• WHAT YOU NEED TO DO
Among the lines below, count those containing the word "that". Give the number only.

++++++++++

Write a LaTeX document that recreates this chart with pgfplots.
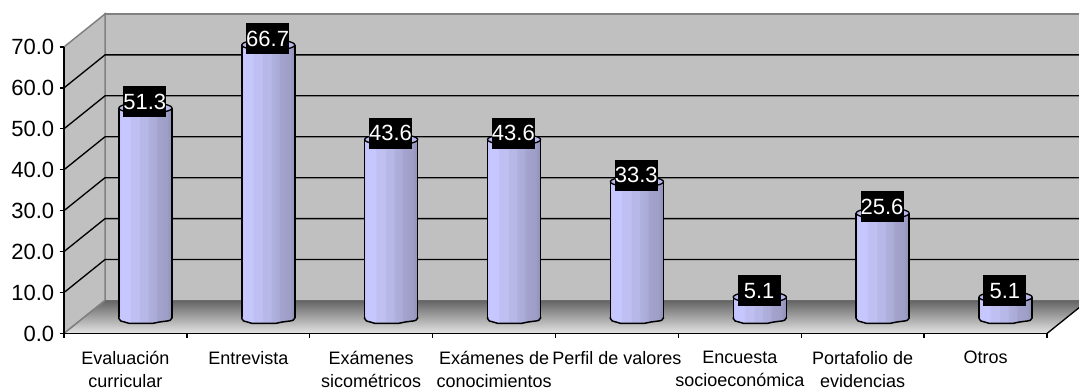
\documentclass[border=0pt]{standalone}
\usepackage{pgfplots}
\usepackage{pgfplotstable}
\usepackage{fontspec}
\setmainfont{Liberation Sans}
\pgfplotsset{compat=1.18}

\definecolor{wall}{RGB}{192,192,192}
\definecolor{walledge}{RGB}{128,128,128}
\definecolor{floorback}{RGB}{100,100,100}
\definecolor{floorfront}{RGB}{228,228,228}
\definecolor{capface}{RGB}{184,184,237}

\pgfplotstableread{
x   val
0.5 51.3
1.5 66.7
2.5 43.6
3.5 43.6
4.5 33.3
5.5 5.1
6.5 25.6
7.5 5.1
}\cylinderdata

% banded lilac body of the cylinders
\pgfdeclarehorizontalshading{cylbody}{100bp}{
  rgb(0bp)=(0.78,0.78,0.98);
  rgb(25bp)=(0.76,0.76,0.97);
  rgb(27bp)=(0.78,0.78,1.00);
  rgb(35bp)=(0.78,0.78,1.00);
  rgb(36bp)=(0.75,0.75,0.95);
  rgb(44bp)=(0.75,0.75,0.95);
  rgb(45bp)=(0.72,0.72,0.91);
  rgb(52bp)=(0.72,0.72,0.91);
  rgb(53bp)=(0.69,0.69,0.87);
  rgb(60bp)=(0.67,0.67,0.84);
  rgb(61bp)=(0.64,0.64,0.81);
  rgb(70bp)=(0.62,0.62,0.78);
  rgb(75bp)=(0.56,0.56,0.72);
  rgb(100bp)=(0.56,0.56,0.72)}

% rounded, slightly uneven foot of a cylinder: its face, then its edge
\pgfdeclareplotmark{cylfootface}{%
  \path[shading=cylbody,draw=none]
    (-19.9pt,0.6pt) -- (-19.9pt,-0.4pt)
    .. controls (-19.5pt,-2.2pt) and (-18pt,-2.6pt) .. (-15.7pt,-3pt)
    -- (-12pt,-4.1pt) -- (5.2pt,-4.1pt)
    -- (10.5pt,-3pt) -- (15pt,-2.4pt)
    .. controls (18pt,-2.2pt) and (19.9pt,-1.5pt) .. (19.9pt,0pt)
    -- (19.9pt,0.6pt) -- cycle;
}
\pgfdeclareplotmark{cylfootedge}{%
  \path[draw=black,fill=none,line width=1.1pt]
    (-19.9pt,0.6pt) -- (-19.9pt,-0.4pt)
    .. controls (-19.5pt,-2.2pt) and (-18pt,-2.6pt) .. (-15.7pt,-3pt)
    -- (-12pt,-4.1pt) -- (5.2pt,-4.1pt)
    -- (10.5pt,-3pt) -- (15pt,-2.4pt)
    .. controls (18pt,-2.2pt) and (19.9pt,-1.5pt) .. (19.9pt,0pt)
    -- (19.9pt,0.6pt);
}
% elliptical top face of a cylinder
\pgfdeclareplotmark{cylcap}{%
  \path[fill=capface,draw=black,line width=1pt]
    (0,0) ellipse [x radius=19.9pt, y radius=4.1pt];
}

\begin{document}
\begin{tikzpicture}[x=1pt,y=1pt]
\clip (0,0) rectangle (809.25pt,292.5pt);

% front plane: axes, walls and floor
\begin{axis}[
  at={(48pt,42.4pt)}, anchor=south west,
  scale only axis, width=737.25pt, height=214.9pt,
  xmin=0, xmax=8, ymin=0, ymax=70,
  clip=false, axis on top,
  separate axis lines, axis x line*=bottom, axis y line*=left,
  axis line style={line width=1.2pt,black},
  xtick={0,1,2,3,4,5,6,7,8}, xticklabels={},
  ytick={0,10,20,30,40,50,60,70},
  tick align=outside, major tick length=3.2pt,
  tick style={line width=1pt,black},
  /pgf/number format/assume math mode=true,
  /pgf/number format/fixed, /pgf/number format/fixed zerofill, /pgf/number format/precision=1,
  yticklabel style={font=\fontsize{16.5}{18}\selectfont,xshift=-0.6pt},
  extra x ticks={0.5,1.5,2.5,3.5,4.5,5.5,6.5,7.5},
  extra x tick labels={{Evaluación\\curricular},{Entrevista},{Exámenes\\sicométricos},{Exámenes de\\conocimientos},{Perfil de valores},{Encuesta\\socioeconómica},{Portafolio de\\evidencias},{Otros}},
  extra x tick style={major tick length=0pt, tick style={draw=none},
    xticklabel style={font=\fontsize{13.5}{17.6}\selectfont,align=center,anchor=north,inner sep=0pt,yshift=-13pt}},
]
  % back wall
  \addplot[fill=wall,draw=walledge,line width=1.1pt]
    coordinates {(0.334,8.06) (8.6,8.06) (8.6,78.06) (0.334,78.06)} -- cycle;
  % left wall
  \addplot[fill=wall,draw=walledge,line width=1.1pt]
    coordinates {(0,0) (0.334,8.06) (0.334,78.06) (0,70)} -- cycle;
  % gridlines on both walls
  \addplot[black,line width=1pt] coordinates {(0,10) (0.334,18.06) (8.6,18.06)};
  \addplot[black,line width=1pt] coordinates {(0,20) (0.334,28.06) (8.6,28.06)};
  \addplot[black,line width=1pt] coordinates {(0,30) (0.334,38.06) (8.6,38.06)};
  \addplot[black,line width=1pt] coordinates {(0,40) (0.334,48.06) (8.6,48.06)};
  \addplot[black,line width=1pt] coordinates {(0,50) (0.334,58.06) (8.6,58.06)};
  \addplot[black,line width=1pt] coordinates {(0,60) (0.334,68.06) (8.6,68.06)};
  % floor
  \addplot[top color=floorback,bottom color=floorfront,draw=none]
    coordinates {(0,0) (0.334,8.06) (8.334,8.06) (8,0)} -- cycle;
  \addplot[black,line width=1pt] coordinates {(8,0) (8.334,8.06)};
  \addplot[walledge,line width=1.1pt] coordinates {(0,0) (0.334,8.06)};
\end{axis}

% cylinders stand in the middle of the floor
\begin{axis}[
  at={(63pt,54pt)}, anchor=south west,
  scale only axis, width=737.25pt, height=214.9pt,
  xmin=0, xmax=8, ymin=0, ymax=70,
  clip=false, hide axis,
]
  % each body is its own plot so that the banding spans one cylinder
  \pgfplotsinvokeforeach{0,1,2,3,4,5,6,7}{
    \addplot[ybar, bar width=39.75pt, draw=none, shading=cylbody,
      restrict x to domain=#1.1:#1.9]
      table[x=x,y=val] {\cylinderdata};
  }
  % outlines of the two sides
  \addplot[ycomb, black, line width=1.1pt, xshift=-19.9pt] table[x=x,y=val] {\cylinderdata};
  \addplot[ycomb, black, line width=1.1pt, xshift=19.9pt] table[x=x,y=val] {\cylinderdata};
  \addplot[only marks, mark=cylfootface, mark options={draw=none}] table[x=x,y expr=0] {\cylinderdata};
  \addplot[only marks, mark=cylfootedge, mark options={fill=none}] table[x=x,y expr=0] {\cylinderdata};
  \addplot[only marks, mark=cylcap,
    nodes near coords, point meta=explicit,
    /pgf/number format/assume math mode=true,
    /pgf/number format/fixed, /pgf/number format/fixed zerofill, /pgf/number format/precision=1,
    every node near coord/.style={anchor=center, yshift=4.8pt, xshift=-0.5pt, fill=black, text=white,
      font=\fontsize{16.5}{18}\selectfont, inner sep=0pt, minimum width=32.25pt, minimum height=23.25pt},
  ] table[x=x,y=val,meta=val] {\cylinderdata};
\end{axis}
\end{tikzpicture}
\end{document}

++++++++++

• EXERCISE RESULT
2